Fino a pochi mesi fa i Verdi erano, con un imponente 26% nei sondaggi, il partito tedesco favorito per la vittoria alle elezioni politiche che si sono appena concluse. La leader Annalena Baerbock, di conseguenza, sembrava la persona che più probabilmente avrebbe potuto ambire al posto di Angela Merkel, diventando la nuova cancelliera della locomotiva d’Europa – e quindi una delle persone più influenti al mondo. Le cose, però, sono andate diversamente. Quel 26% si è progressivamente ridotto man mano che la data del voto si avvicinava, prima scendendo al 20%, poi al 16%. Il risultato effettivo alle urne, poi, è stato addirittura più basso delle ultime previsioni attestandosi al 14,8%.
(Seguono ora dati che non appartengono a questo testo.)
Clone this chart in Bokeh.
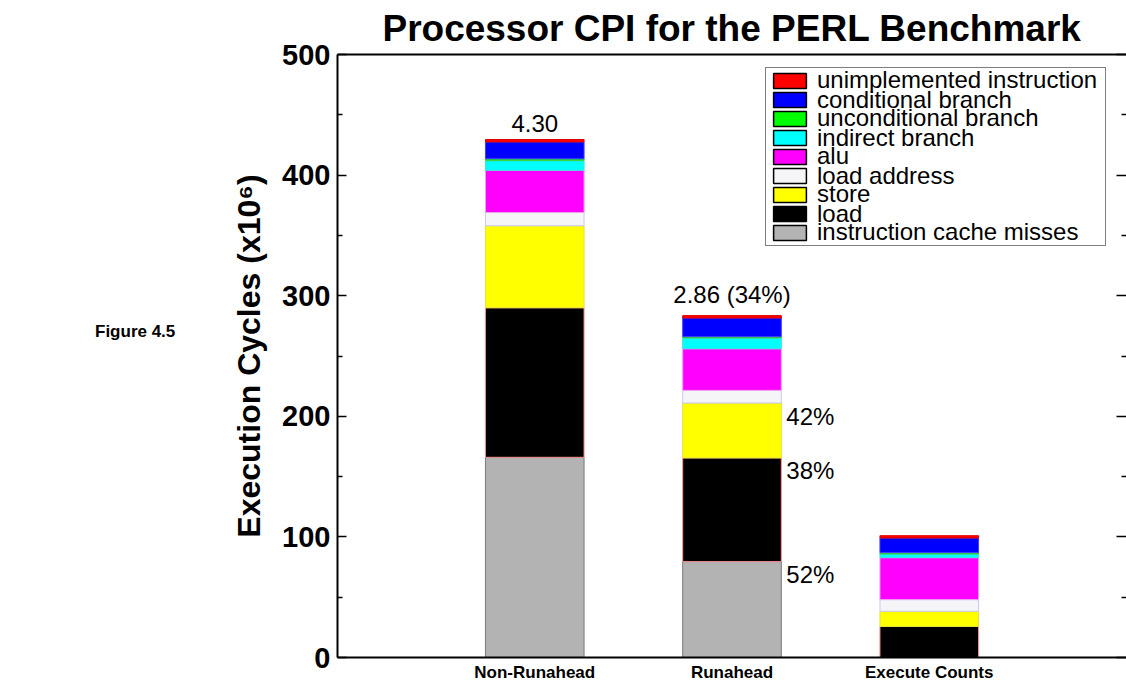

Anche se oggi vediamo sfumare la possibilità di una Germania governata da un cancelliere del partito ambientalista – che sul New York Times di recente è stato comunque descritto come l’unico capace di colmare il vuoto politico post-merkeliano – va detto che ci sono ottime chance che il partito Verde entri a far parte del prossimo esecutivo tedesco. Succederà sia nel caso in cui i socialisti della Spd trovino un accordo con Verdi e liberali dell’Fpd (la coalizione soprannominata “semaforo”, perché i colori dei partiti di governo sarebbero rosso verde e giallo) che nell’eventualità in cui sia la Cdu-Csu (il partito di Merkel) a trovare un accordo con gli stessi due partiti.
Insomma, il risultato dei Grüne, anche se ridimensionato, non è da sottovalutare. Anche perché ha alcune caratteristiche molto interessanti: le percentuali di cittadini tedeschi che votano verde sembrano crescere vertiginosamente col crescere del grado di istruzione. Vota per i verdi solo il 5% di chi ha solo la licenza media, ma addirittura il 26% tra chi è laureato. Che poi questa è proprio la percentuale che aveva il partito di Baerbock quando lo si dava come probabile vincente.
La domanda che in molti tra analisti, cittadini e ambientalisti si fanno in questo momento è: cosa ci dice questa parabola del partito verde tedesco? Naturalmente a poche ore dal voto è presto per giungere a conclusioni definitive, eppure alcuni punti fermi ci sono già. In pochi anni i Grüne si sono trasformati, come dice giustamente Dw, da un anti-partito a un player politico affidabile e con ambizioni di governo. Questo è palese se guardiamo a come si è evoluta la dialettica politica e il linguaggio utilizzato dagli esponenti e dai candidati, che hanno fatto molto per apparire pragmatici e capaci di gestire la complessità del paese. Ma è ancora più interessante vedere che quando il partito è passato da posizioni più idealiste ad altre più pragmatiche ha guadagnato voti anziché perderli. Rispetto alle elezioni del 2017, infatti, il 14,8% appena ottenuto significa aver quasi raddoppiato i voti.
Rimane però il “fallimento” rispetto alle prospettive dell’inizio della campagna elettorale: si prevedeva di poter “sfondare” oltrepassando la soglia psicologica del 25% e invece ci si è arenati persino sotto il 15%. Come mai? Il dato, almeno dal punto di vista elettorale, sembra indicare due problemi. Il primo è che per quanto l’ambientalismo sia una delle principali preoccupazioni dei tedeschi evidentemente non è la sola: la stabilità del paese e la sua economia evidentemente lo sono altrettanto. Non è un caso che nonostante gli sforzi dei verdi volti a rassicurare sulla propria capacità amministrativa la coalizione più temuta dai mercati fosse comunque quella più spostata a sinistra con Verdi e Die Linke (che ha preso il 4.9%). Il secondo dato, strettamente connesso col primo, è che in ogni caso il sistema elettorale tedesco obbliga i partiti a venire a patti per formare il nuovo esecutivo, gli elettori ne sono consapevoli, e quindi ha perfettamente senso che non tutti i cittadini tedeschi preoccupati per l’ambiente e la salute del pianeta abbiano votato per i Verdi. Si sa che con la percentuale attuale, anche se più bassa del previsto, potranno avere un ruolo fondamentale: l’ago della bilancia.